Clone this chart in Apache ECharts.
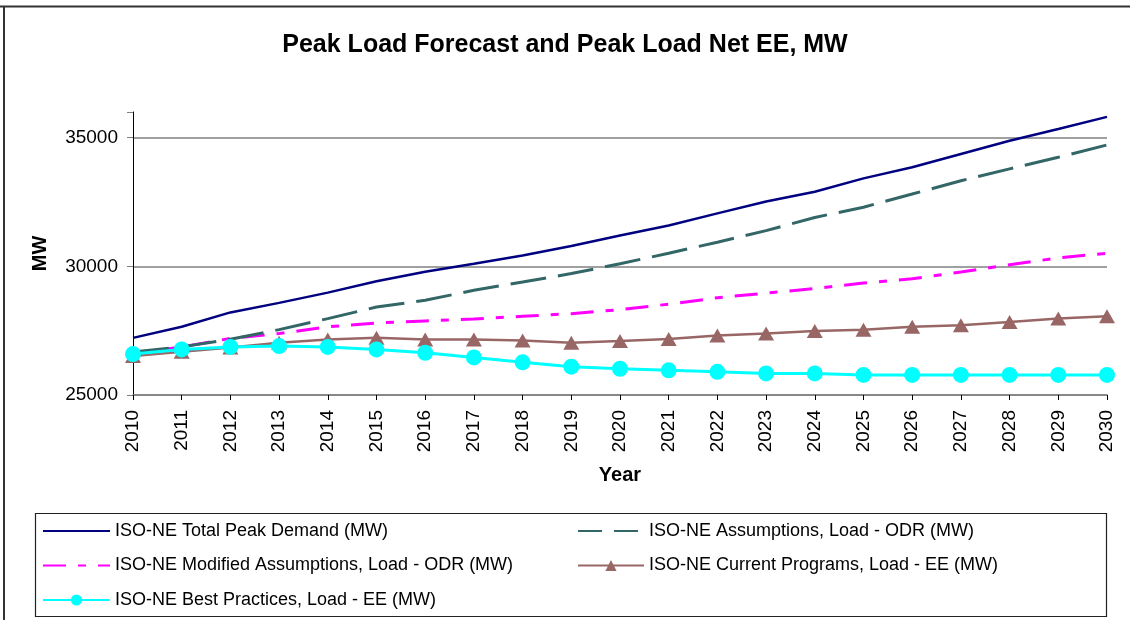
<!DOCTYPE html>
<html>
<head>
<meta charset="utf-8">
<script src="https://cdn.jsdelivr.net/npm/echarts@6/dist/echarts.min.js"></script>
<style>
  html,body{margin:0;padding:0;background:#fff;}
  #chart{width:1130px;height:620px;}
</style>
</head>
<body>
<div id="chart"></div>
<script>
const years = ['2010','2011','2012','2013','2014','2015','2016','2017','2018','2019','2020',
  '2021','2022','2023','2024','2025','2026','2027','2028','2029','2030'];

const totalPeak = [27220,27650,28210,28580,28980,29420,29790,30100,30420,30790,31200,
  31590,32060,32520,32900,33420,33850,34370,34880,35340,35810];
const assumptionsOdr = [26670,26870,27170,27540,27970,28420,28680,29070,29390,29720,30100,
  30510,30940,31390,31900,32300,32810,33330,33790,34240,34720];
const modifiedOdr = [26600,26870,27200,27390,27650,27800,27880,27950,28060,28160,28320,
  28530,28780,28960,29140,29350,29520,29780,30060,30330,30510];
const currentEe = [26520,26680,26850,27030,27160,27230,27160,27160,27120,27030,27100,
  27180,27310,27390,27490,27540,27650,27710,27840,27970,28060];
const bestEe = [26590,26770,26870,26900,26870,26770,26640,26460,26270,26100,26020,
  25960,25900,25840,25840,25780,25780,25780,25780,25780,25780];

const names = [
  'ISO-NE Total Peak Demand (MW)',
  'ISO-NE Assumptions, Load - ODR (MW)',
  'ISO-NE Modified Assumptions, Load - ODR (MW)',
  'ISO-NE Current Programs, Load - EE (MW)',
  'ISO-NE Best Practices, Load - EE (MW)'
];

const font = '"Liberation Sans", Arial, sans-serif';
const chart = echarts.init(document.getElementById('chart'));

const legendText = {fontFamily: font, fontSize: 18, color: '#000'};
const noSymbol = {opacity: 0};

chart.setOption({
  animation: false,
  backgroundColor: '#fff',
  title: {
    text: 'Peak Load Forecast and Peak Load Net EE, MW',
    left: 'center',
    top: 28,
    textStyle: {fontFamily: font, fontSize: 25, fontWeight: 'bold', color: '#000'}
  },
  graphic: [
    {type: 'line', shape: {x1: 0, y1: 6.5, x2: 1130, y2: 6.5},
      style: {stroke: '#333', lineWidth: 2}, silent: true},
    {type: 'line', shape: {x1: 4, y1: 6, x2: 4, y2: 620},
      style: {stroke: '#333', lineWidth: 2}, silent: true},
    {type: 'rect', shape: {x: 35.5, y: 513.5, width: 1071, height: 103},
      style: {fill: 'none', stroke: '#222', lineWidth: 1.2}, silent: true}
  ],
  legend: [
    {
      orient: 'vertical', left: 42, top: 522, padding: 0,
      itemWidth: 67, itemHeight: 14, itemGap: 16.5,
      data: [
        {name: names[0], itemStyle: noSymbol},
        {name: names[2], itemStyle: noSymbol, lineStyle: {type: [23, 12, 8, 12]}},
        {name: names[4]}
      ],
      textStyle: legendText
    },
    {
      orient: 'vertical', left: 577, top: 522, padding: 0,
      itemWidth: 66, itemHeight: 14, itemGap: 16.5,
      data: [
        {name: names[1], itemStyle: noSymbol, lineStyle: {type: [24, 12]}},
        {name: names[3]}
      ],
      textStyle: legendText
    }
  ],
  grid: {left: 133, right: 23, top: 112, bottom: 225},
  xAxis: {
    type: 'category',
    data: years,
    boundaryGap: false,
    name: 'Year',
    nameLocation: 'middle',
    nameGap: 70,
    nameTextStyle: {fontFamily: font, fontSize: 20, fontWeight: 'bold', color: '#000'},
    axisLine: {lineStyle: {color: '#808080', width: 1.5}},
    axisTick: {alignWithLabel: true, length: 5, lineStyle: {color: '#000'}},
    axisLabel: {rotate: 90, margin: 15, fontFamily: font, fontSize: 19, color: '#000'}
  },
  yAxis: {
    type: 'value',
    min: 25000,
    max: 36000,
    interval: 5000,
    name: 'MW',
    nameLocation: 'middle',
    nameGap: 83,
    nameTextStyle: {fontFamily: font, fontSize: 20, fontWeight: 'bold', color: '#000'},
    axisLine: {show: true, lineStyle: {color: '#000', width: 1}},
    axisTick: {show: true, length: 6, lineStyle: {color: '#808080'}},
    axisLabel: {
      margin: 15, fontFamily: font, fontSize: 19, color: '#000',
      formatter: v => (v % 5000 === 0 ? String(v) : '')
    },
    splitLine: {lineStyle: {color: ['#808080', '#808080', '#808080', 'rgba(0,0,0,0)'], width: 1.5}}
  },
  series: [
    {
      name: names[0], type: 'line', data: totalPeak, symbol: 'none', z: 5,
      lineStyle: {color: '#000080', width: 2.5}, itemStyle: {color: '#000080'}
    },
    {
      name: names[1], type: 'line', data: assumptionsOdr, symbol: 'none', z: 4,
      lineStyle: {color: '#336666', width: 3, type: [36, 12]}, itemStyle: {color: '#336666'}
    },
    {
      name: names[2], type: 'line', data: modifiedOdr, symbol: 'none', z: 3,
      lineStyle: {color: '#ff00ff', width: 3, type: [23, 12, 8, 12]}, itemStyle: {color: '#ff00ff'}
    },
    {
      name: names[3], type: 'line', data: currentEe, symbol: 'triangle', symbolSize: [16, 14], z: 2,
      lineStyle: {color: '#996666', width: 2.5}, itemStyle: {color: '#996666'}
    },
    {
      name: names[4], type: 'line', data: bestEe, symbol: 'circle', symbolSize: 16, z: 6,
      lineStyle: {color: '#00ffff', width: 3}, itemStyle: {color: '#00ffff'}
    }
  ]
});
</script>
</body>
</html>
☆ ☆ ☆ ☆ ☆
▶ REQUIRED WORK
Transcribe the material exactly, leaving every picture out.

▶ FINISHED ANSWER
Clone this chart in Apache ECharts.
<!DOCTYPE html>
<html>
<head>
<meta charset="utf-8">
<script src="https://cdn.jsdelivr.net/npm/echarts@6/dist/echarts.min.js"></script>
<style>
  html,body{margin:0;padding:0;background:#fff;}
  #chart{width:1130px;height:620px;}
</style>
</head>
<body>
<div id="chart"></div>
<script>
const years = ['2010','2011','2012','2013','2014','2015','2016','2017','2018','2019','2020',
  '2021','2022','2023','2024','2025','2026','2027','2028','2029','2030'];

const totalPeak = [27220,27650,28210,28580,28980,29420,29790,30100,30420,30790,31200,
  31590,32060,32520,32900,33420,33850,34370,34880,35340,35810];
const assumptionsOdr = [26670,26870,27170,27540,27970,28420,28680,29070,29390,29720,30100,
  30510,30940,31390,31900,32300,32810,33330,33790,34240,34720];
const modifiedOdr = [26600,26870,27200,27390,27650,27800,27880,27950,28060,28160,28320,
  28530,28780,28960,29140,29350,29520,29780,30060,30330,30510];
const currentEe = [26520,26680,26850,27030,27160,27230,27160,27160,27120,27030,27100,
  27180,27310,27390,27490,27540,27650,27710,27840,27970,28060];
const bestEe = [26590,26770,26870,26900,26870,26770,26640,26460,26270,26100,26020,
  25960,25900,25840,25840,25780,25780,25780,25780,25780,25780];

const names = [
  'ISO-NE Total Peak Demand (MW)',
  'ISO-NE Assumptions, Load - ODR (MW)',
  'ISO-NE Modified Assumptions, Load - ODR (MW)',
  'ISO-NE Current Programs, Load - EE (MW)',
  'ISO-NE Best Practices, Load - EE (MW)'
];

const font = '"Liberation Sans", Arial, sans-serif';
const chart = echarts.init(document.getElementById('chart'));

const legendText = {fontFamily: font, fontSize: 18, color: '#000'};
const noSymbol = {opacity: 0};

chart.setOption({
  animation: false,
  backgroundColor: '#fff',
  title: {
    text: 'Peak Load Forecast and Peak Load Net EE, MW',
    left: 'center',
    top: 28,
    textStyle: {fontFamily: font, fontSize: 25, fontWeight: 'bold', color: '#000'}
  },
  graphic: [
    {type: 'line', shape: {x1: 0, y1: 6.5, x2: 1130, y2: 6.5},
      style: {stroke: '#333', lineWidth: 2}, silent: true},
    {type: 'line', shape: {x1: 4, y1: 6, x2: 4, y2: 620},
      style: {stroke: '#333', lineWidth: 2}, silent: true},
    {type: 'rect', shape: {x: 35.5, y: 513.5, width: 1071, height: 103},
      style: {fill: 'none', stroke: '#222', lineWidth: 1.2}, silent: true}
  ],
  legend: [
    {
      orient: 'vertical', left: 42, top: 522, padding: 0,
      itemWidth: 67, itemHeight: 14, itemGap: 16.5,
      data: [
        {name: names[0], itemStyle: noSymbol},
        {name: names[2], itemStyle: noSymbol, lineStyle: {type: [23, 12, 8, 12]}},
        {name: names[4]}
      ],
      textStyle: legendText
    },
    {
      orient: 'vertical', left: 577, top: 522, padding: 0,
      itemWidth: 66, itemHeight: 14, itemGap: 16.5,
      data: [
        {name: names[1], itemStyle: noSymbol, lineStyle: {type: [24, 12]}},
        {name: names[3]}
      ],
      textStyle: legendText
    }
  ],
  grid: {left: 133, right: 23, top: 112, bottom: 225},
  xAxis: {
    type: 'category',
    data: years,
    boundaryGap: false,
    name: 'Year',
    nameLocation: 'middle',
    nameGap: 70,
    nameTextStyle: {fontFamily: font, fontSize: 20, fontWeight: 'bold', color: '#000'},
    axisLine: {lineStyle: {color: '#808080', width: 1.5}},
    axisTick: {alignWithLabel: true, length: 5, lineStyle: {color: '#000'}},
    axisLabel: {rotate: 90, margin: 15, fontFamily: font, fontSize: 19, color: '#000'}
  },
  yAxis: {
    type: 'value',
    min: 25000,
    max: 36000,
    interval: 5000,
    name: 'MW',
    nameLocation: 'middle',
    nameGap: 83,
    nameTextStyle: {fontFamily: font, fontSize: 20, fontWeight: 'bold', color: '#000'},
    axisLine: {show: true, lineStyle: {color: '#000', width: 1}},
    axisTick: {show: true, length: 6, lineStyle: {color: '#808080'}},
    axisLabel: {
      margin: 15, fontFamily: font, fontSize: 19, color: '#000',
      formatter: v => (v % 5000 === 0 ? String(v) : '')
    },
    splitLine: {lineStyle: {color: ['#808080', '#808080', '#808080', 'rgba(0,0,0,0)'], width: 1.5}}
  },
  series: [
    {
      name: names[0], type: 'line', data: totalPeak, symbol: 'none', z: 5,
      lineStyle: {color: '#000080', width: 2.5}, itemStyle: {color: '#000080'}
    },
    {
      name: names[1], type: 'line', data: assumptionsOdr, symbol: 'none', z: 4,
      lineStyle: {color: '#336666', width: 3, type: [36, 12]}, itemStyle: {color: '#336666'}
    },
    {
      name: names[2], type: 'line', data: modifiedOdr, symbol: 'none', z: 3,
      lineStyle: {color: '#ff00ff', width: 3, type: [23, 12, 8, 12]}, itemStyle: {color: '#ff00ff'}
    },
    {
      name: names[3], type: 'line', data: currentEe, symbol: 'triangle', symbolSize: [16, 14], z: 2,
      lineStyle: {color: '#996666', width: 2.5}, itemStyle: {color: '#996666'}
    },
    {
      name: names[4], type: 'line', data: bestEe, symbol: 'circle', symbolSize: 16, z: 6,
      lineStyle: {color: '#00ffff', width: 3}, itemStyle: {color: '#00ffff'}
    }
  ]
});
</script>
</body>
</html>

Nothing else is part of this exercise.